We have snow in Northumberland; wet, wind driven snow. Unfortunately my dog is of a hardy breed that still insists on three good walks a day, howling sleety gales notwithstanding.
Damn right, KB
Mention the weather you have three comments in five minutes.
Nothing original really to say about the article, but as for the weather, there’s no snow here in Bristol, which is upsetting me as I have a childish affection for it. It barely snows here and it never settles, so I’ve not seen a proper snowfall for a couple of years.
Well, thanks lads/lassie for the British weather forecaste. I suggest all of you up North make some snow-balls and hurl them in the direction of your nearest holy shrine. But for Betsy sake, please do not, during this activity be found by anyone waffling obscenities. Remember, blasphemy is a mortal sin and you could end up in jail.
You could find yourself at the mercy of an unfriendly juror!!
Yes, there is also snow here in Eire. The winds are fierce and add tremendously to the chill factor.

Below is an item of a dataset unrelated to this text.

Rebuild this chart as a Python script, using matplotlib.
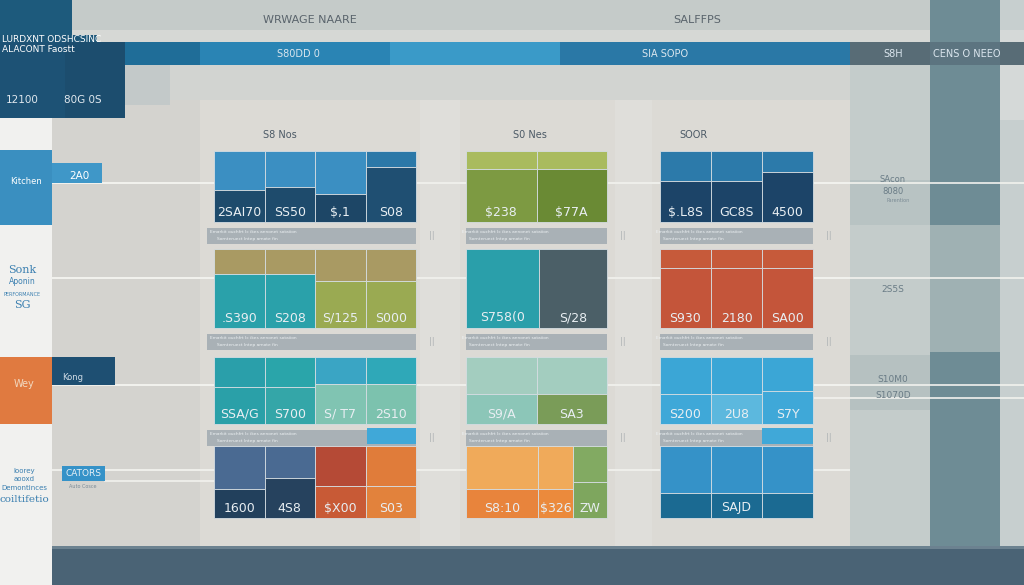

I am dreading going out into the night.
If anyone was thinking of forming a “B&W Choral Union”, to serenade the ArchBish at a public function (if at all possible), might I suggest an acapella rendering of South Park’s jaw-droppingly crude “Uncle Fucka” as being entirely appropriate?
He wouldn’t have to be obfuscatory with that…it even gets the point across about how we feel regarding religious censorship :-)
All together now..”Shut your fucking face, Uncle fucka! You’re a boner-biting bastard Uncle fucka! etc,etc”
A bit too subtle and understated for me, Andy.
Besides if we did that the Archbish would write a 50,000 word speech saying that while on the one hand inasmuch as because, on the other hand howsomever notwithstanding albeit nevertheless, and we’d be right back where we started.
K.B.It may be a little understated but I would gladly take singing lessons so that I could be in the choir! there is nothing like the prospect of even more speech laws to make my blood boil, God I wish we had a first amendment!
“The legal provision should keep before our eyes the general risks of debasing public controversy by thoughtless and, even if unintentionally, cruel styles of speaking and acting,” he said.”
“Lovely. Pass a law against offending people, “even if unintentionally.” Can’t see how that idea could possibly go wrong.” See: Instapundit @ volokh.com/posts/1201654063.shtml
Right, Richard, (wannabe tenor) – I too am available (Soprano) for B&W Choral Union rehearsals. We could do with drowning out that Jellicle Andy chap. He sure does come on a wee bit too strong with his blasphemous tribal language.! Do you not agree?
There is more than one way to skin a cat.
Yeah, just screech like Mephistopheles. & all hell shall let loose.
“A young man, a student of journalism, is sentenced to death by an Islamic court for downloading a report from the internet.”
Sayed Pervez Kambaksh, my thoughts go out to you. I do hope there will be intervention in time to save you from this dreadful fate. It is mindboggling to say the least.
What next! Gosh I do hope all @ B&W will sign the urgent petition over @ B&W News section.
No snow here, just a lovely clear blue sky above endless traffic and smog.
I am an experienced guitarist by the way, and can accompany choral performances if required, especially if they’re Dylan, Leonard Cohen or JJ Cale ‘hymns’…
Andy G – goodness gracious ! Catchy tune though that one…
Whatever happened to Leonard Cohen I used to like his stuff?
Leonard Cohen is still alive and performing Richard – a friend of mine heard him live a few months ago.
Jennifer Warnes’ Famous Blue Raincoat is full of good interpretations Richard.